The very handsome Jon Hamm, who plays the lead character Don Draper on Mad Men, is nominated again this year for Outstanding Actor in a Drama. Hamm, 41, who is not Jewish, will probably be nominated every year he chooses to continue in this role. As previously noted in this column, Hamm's romantic partner since 1997 is actress Jennifer Westfeldt, 42. Westfeldt, whose mother is Jewish, identifies as Jewish.
Julia Louis-Dreyfus, 51, who is still most famous as "Elaine" on Seinfeld, is nominated for Outstanding Lead Actress in a Comedy Series for her work on the HBO's, Veep. Almost from the time Louis-Dreyfus became famous, it was easy to find references to her paternal grandfather's Jewish background in biographies of the actress. Her paternal grandfather, Pierre Louis-Dreyfus, was a top businessman and a war hero who came from a very distinguished and very wealthy French Jewish family.
It took me a long time with some help, to establish, via public records, that her American paternal grandmother was Jewish, too. I was able to determine, while the actress was still on Seinfeld, that her American mother came from a non-Jewish family.

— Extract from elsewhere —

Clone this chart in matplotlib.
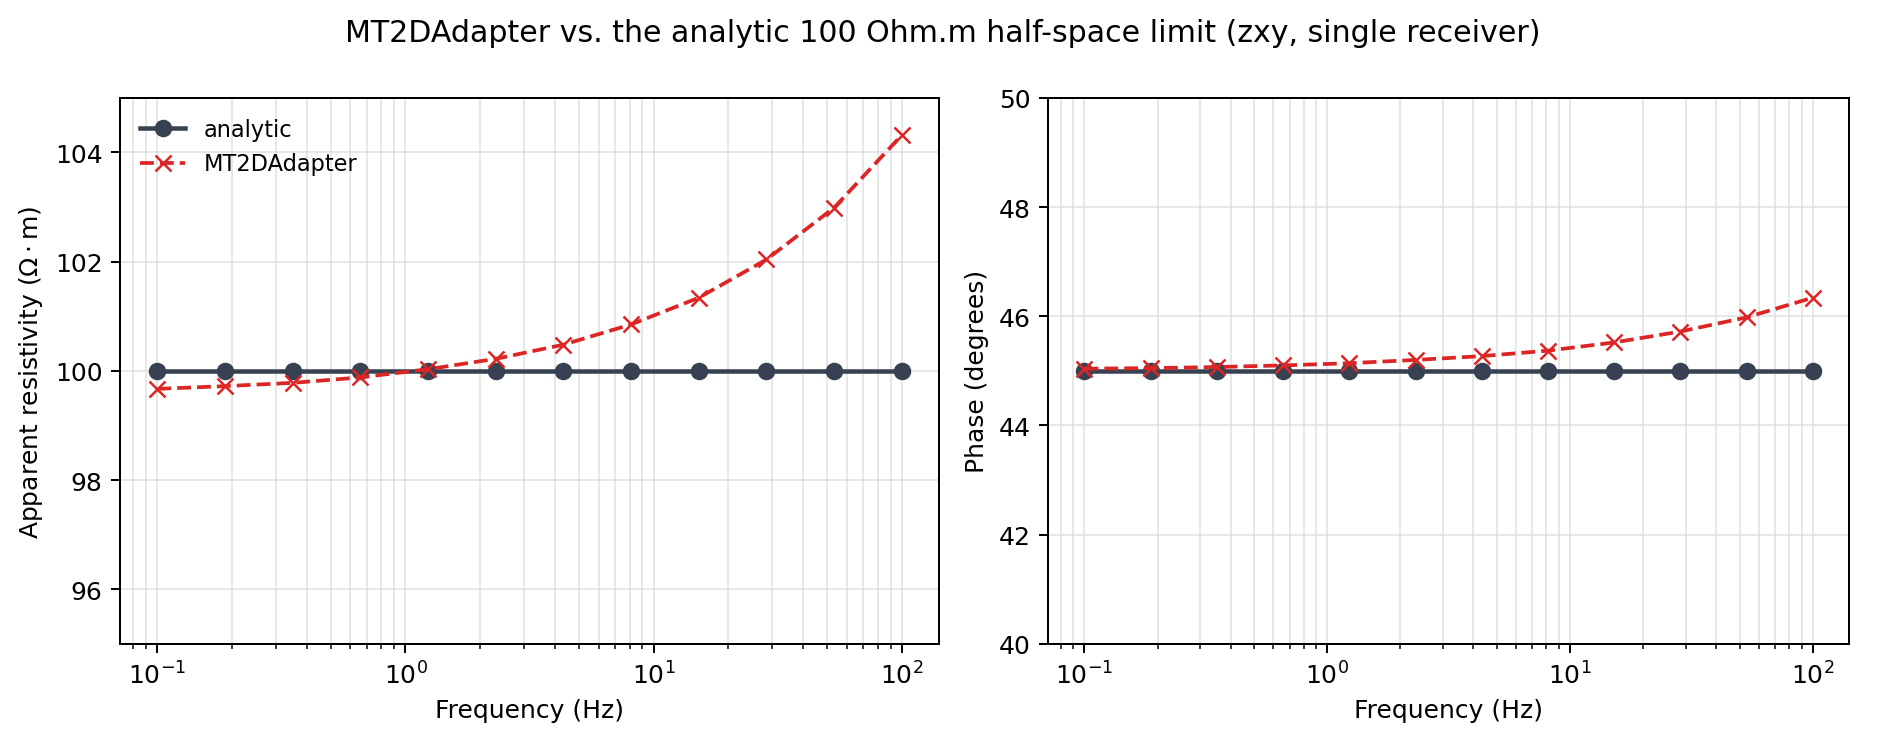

I haven't previously mentioned Julia Louis-Dreyfus in this column because, about 15 years ago, I saw a TV interview in which she said, flat-out, that she is "not Jewish."
Then, in 2010, Jewish director Judd Apatow, 44, did a series of humorous public service announcements for the American Jewish World Service (AJWS), a charitable organization which helps people of every background. These ads featured many celebrity spokespersons.
Louis-Dreyfus began her AJWS public service announcement segment by saying, "I'm not Jewish [but I support the American Jewish World Service]."
Louis-Dreyfus has never disclosed, to my knowledge, what faith she was raised in, if any. However, she has made it clear that she doesn't define herself as Jewish, or half-Jewish, or as a person of interfaith background.
The Daily Show, starring and co-produced by Jewish comedian Jon Stewart, 49, is nominated once again for Outstanding Variety Series. It has been nominated every year since 2001 and has won every year since and including 2003.
San Francisco Symphony conductor Michael Tilson Thomas, 67, who is Jewish, is nominated in the Outstanding Music Composition for a Miniseries, Movie or a Special (Original Dramatic Score) category for the PBS special about his grandparents, Bessie and Boris Thomashefsky, legendary actors in the American Yiddish theater. The special is entitled: The Thomashefskys: Music and Memories of a Life in the Yiddish Theater.
You will notice that a "Frank Rich" is nominated as a co-producer of Veep, an Outstanding Comedy Series nominee. Yes, this Frank Rich is the same Frank Rich who used to be a columnist for The New York Times and now writes for The New Yorker.
Likewise, the Danny Strong nominated for writing Game Change is the same Danny Strong who co-starred on Buffy, the Vampire Slayer as "Jonathan Levinson." He continues to take some small acting roles. But with the HBO film, Recount (2008), he made the leap that a lot of character actors try, but few succeed at — he became a highly respected screenwriter and earned his first Emmy screenwriting nomination.
I want to wish all my readers a Happy Rosh Hashanah.
Over the years, I've collected a number of Jewish celebrity anecdotes related to the solemn holiday of Yom Kippur, which this year falls on September 25-26. This collection has been published in several Jewish media outlets. One of my favorite stories, about Jewish composer Leonard Bernstein, goes like this:
Bernstein came from a family of Talmudic scholars, but was only moderately observant in his adult years. However, Bernstein would hire a taxicab for Yom Kippur and go around Manhattan "shul-hopping." He did this because he loved to hear many different cantors' interpretations of the traditional prayers.
Bernstein knew, of course, that riding was forbidden on the holiday, so he would have the cab driver drop him off a block away from each synagogue so that synagogue-goers would not see the famous conductor riding on the holiday.
His son, Alexander, commented that his father would immediately intensely concentrate on the service and the cantor upon entering a synagogue. He was carried-away, his son said, in a world of his own.